§ **Recorded information**

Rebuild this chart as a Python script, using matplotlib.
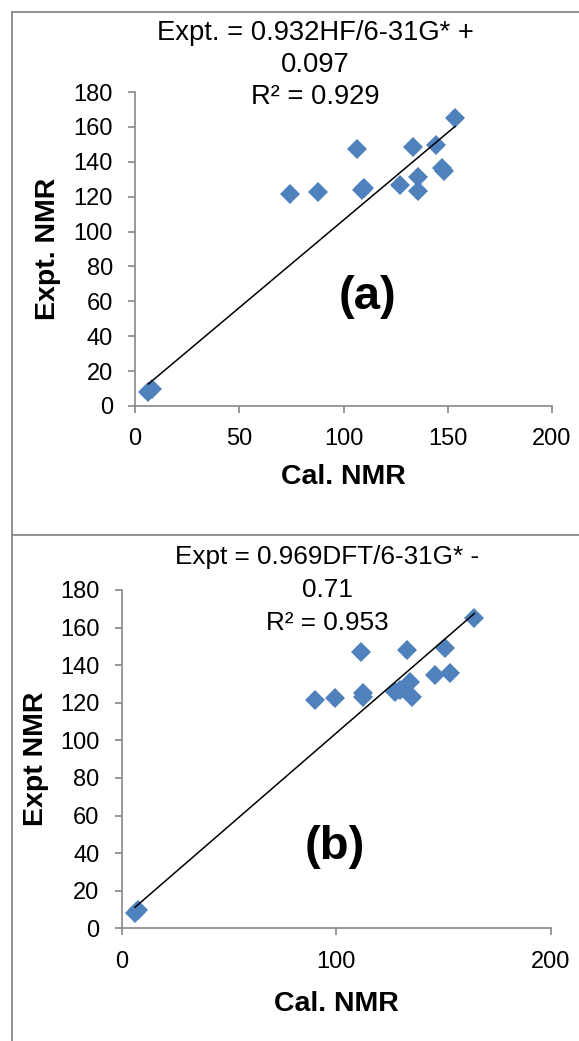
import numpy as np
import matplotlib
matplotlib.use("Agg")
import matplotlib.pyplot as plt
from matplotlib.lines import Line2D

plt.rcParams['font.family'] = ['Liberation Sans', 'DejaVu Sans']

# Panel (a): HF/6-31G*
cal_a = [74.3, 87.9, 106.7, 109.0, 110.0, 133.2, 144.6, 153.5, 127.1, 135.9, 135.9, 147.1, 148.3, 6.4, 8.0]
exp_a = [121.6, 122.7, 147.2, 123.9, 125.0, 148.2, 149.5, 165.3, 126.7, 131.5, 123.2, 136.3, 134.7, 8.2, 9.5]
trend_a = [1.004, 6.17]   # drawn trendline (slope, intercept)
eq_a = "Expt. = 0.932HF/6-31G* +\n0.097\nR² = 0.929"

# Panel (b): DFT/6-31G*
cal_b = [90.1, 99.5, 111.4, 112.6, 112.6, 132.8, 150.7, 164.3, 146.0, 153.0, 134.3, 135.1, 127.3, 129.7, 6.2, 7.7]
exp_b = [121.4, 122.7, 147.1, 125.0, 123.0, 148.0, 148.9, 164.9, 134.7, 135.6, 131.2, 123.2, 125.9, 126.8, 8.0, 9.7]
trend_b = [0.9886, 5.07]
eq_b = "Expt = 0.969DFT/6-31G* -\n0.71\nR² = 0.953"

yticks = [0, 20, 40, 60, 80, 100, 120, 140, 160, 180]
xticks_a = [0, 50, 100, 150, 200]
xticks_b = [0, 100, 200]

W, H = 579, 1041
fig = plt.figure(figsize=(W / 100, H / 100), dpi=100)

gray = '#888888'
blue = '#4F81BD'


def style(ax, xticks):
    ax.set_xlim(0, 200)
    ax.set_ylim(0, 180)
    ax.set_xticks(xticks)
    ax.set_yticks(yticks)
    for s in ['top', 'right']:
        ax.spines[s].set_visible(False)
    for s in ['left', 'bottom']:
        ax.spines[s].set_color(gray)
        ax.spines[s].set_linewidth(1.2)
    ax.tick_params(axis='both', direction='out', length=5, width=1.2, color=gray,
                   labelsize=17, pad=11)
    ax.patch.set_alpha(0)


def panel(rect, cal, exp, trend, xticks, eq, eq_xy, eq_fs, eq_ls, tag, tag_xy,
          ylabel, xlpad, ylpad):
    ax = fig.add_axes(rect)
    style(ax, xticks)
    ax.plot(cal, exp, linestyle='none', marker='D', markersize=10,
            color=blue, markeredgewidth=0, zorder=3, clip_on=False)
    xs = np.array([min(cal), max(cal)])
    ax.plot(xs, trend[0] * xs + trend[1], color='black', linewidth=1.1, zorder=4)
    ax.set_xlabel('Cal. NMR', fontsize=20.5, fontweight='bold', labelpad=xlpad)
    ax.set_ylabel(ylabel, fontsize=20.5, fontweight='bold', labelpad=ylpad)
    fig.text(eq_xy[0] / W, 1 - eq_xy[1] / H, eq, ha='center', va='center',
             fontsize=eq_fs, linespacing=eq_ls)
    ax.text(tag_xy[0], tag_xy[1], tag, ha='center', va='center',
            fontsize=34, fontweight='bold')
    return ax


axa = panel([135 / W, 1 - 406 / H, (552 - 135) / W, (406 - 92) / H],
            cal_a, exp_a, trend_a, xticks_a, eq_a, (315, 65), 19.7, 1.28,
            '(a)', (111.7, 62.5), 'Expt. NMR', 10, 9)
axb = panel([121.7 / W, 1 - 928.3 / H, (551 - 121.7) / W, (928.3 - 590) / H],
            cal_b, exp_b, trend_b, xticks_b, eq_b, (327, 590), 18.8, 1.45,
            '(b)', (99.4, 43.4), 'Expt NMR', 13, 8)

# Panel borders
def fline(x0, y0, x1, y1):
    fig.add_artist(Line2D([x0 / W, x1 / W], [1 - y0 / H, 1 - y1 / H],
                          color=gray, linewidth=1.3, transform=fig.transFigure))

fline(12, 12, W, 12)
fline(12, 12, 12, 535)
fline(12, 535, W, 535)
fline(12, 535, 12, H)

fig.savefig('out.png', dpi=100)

§ **Given exercise**
Using the material above, return every line exactly as it appears, minus the pictures.

§ **Finished answer**
Rebuild this chart as a Python script, using matplotlib.
import numpy as np
import matplotlib
matplotlib.use("Agg")
import matplotlib.pyplot as plt
from matplotlib.lines import Line2D

plt.rcParams['font.family'] = ['Liberation Sans', 'DejaVu Sans']

# Panel (a): HF/6-31G*
cal_a = [74.3, 87.9, 106.7, 109.0, 110.0, 133.2, 144.6, 153.5, 127.1, 135.9, 135.9, 147.1, 148.3, 6.4, 8.0]
exp_a = [121.6, 122.7, 147.2, 123.9, 125.0, 148.2, 149.5, 165.3, 126.7, 131.5, 123.2, 136.3, 134.7, 8.2, 9.5]
trend_a = [1.004, 6.17]   # drawn trendline (slope, intercept)
eq_a = "Expt. = 0.932HF/6-31G* +\n0.097\nR² = 0.929"

# Panel (b): DFT/6-31G*
cal_b = [90.1, 99.5, 111.4, 112.6, 112.6, 132.8, 150.7, 164.3, 146.0, 153.0, 134.3, 135.1, 127.3, 129.7, 6.2, 7.7]
exp_b = [121.4, 122.7, 147.1, 125.0, 123.0, 148.0, 148.9, 164.9, 134.7, 135.6, 131.2, 123.2, 125.9, 126.8, 8.0, 9.7]
trend_b = [0.9886, 5.07]
eq_b = "Expt = 0.969DFT/6-31G* -\n0.71\nR² = 0.953"

yticks = [0, 20, 40, 60, 80, 100, 120, 140, 160, 180]
xticks_a = [0, 50, 100, 150, 200]
xticks_b = [0, 100, 200]

W, H = 579, 1041
fig = plt.figure(figsize=(W / 100, H / 100), dpi=100)

gray = '#888888'
blue = '#4F81BD'


def style(ax, xticks):
    ax.set_xlim(0, 200)
    ax.set_ylim(0, 180)
    ax.set_xticks(xticks)
    ax.set_yticks(yticks)
    for s in ['top', 'right']:
        ax.spines[s].set_visible(False)
    for s in ['left', 'bottom']:
        ax.spines[s].set_color(gray)
        ax.spines[s].set_linewidth(1.2)
    ax.tick_params(axis='both', direction='out', length=5, width=1.2, color=gray,
                   labelsize=17, pad=11)
    ax.patch.set_alpha(0)


def panel(rect, cal, exp, trend, xticks, eq, eq_xy, eq_fs, eq_ls, tag, tag_xy,
          ylabel, xlpad, ylpad):
    ax = fig.add_axes(rect)
    style(ax, xticks)
    ax.plot(cal, exp, linestyle='none', marker='D', markersize=10,
            color=blue, markeredgewidth=0, zorder=3, clip_on=False)
    xs = np.array([min(cal), max(cal)])
    ax.plot(xs, trend[0] * xs + trend[1], color='black', linewidth=1.1, zorder=4)
    ax.set_xlabel('Cal. NMR', fontsize=20.5, fontweight='bold', labelpad=xlpad)
    ax.set_ylabel(ylabel, fontsize=20.5, fontweight='bold', labelpad=ylpad)
    fig.text(eq_xy[0] / W, 1 - eq_xy[1] / H, eq, ha='center', va='center',
             fontsize=eq_fs, linespacing=eq_ls)
    ax.text(tag_xy[0], tag_xy[1], tag, ha='center', va='center',
            fontsize=34, fontweight='bold')
    return ax


axa = panel([135 / W, 1 - 406 / H, (552 - 135) / W, (406 - 92) / H],
            cal_a, exp_a, trend_a, xticks_a, eq_a, (315, 65), 19.7, 1.28,
            '(a)', (111.7, 62.5), 'Expt. NMR', 10, 9)
axb = panel([121.7 / W, 1 - 928.3 / H, (551 - 121.7) / W, (928.3 - 590) / H],
            cal_b, exp_b, trend_b, xticks_b, eq_b, (327, 590), 18.8, 1.45,
            '(b)', (99.4, 43.4), 'Expt NMR', 13, 8)

# Panel borders
def fline(x0, y0, x1, y1):
    fig.add_artist(Line2D([x0 / W, x1 / W], [1 - y0 / H, 1 - y1 / H],
                          color=gray, linewidth=1.3, transform=fig.transFigure))

fline(12, 12, W, 12)
fline(12, 12, 12, 535)
fline(12, 535, W, 535)
fline(12, 535, 12, H)

fig.savefig('out.png', dpi=100)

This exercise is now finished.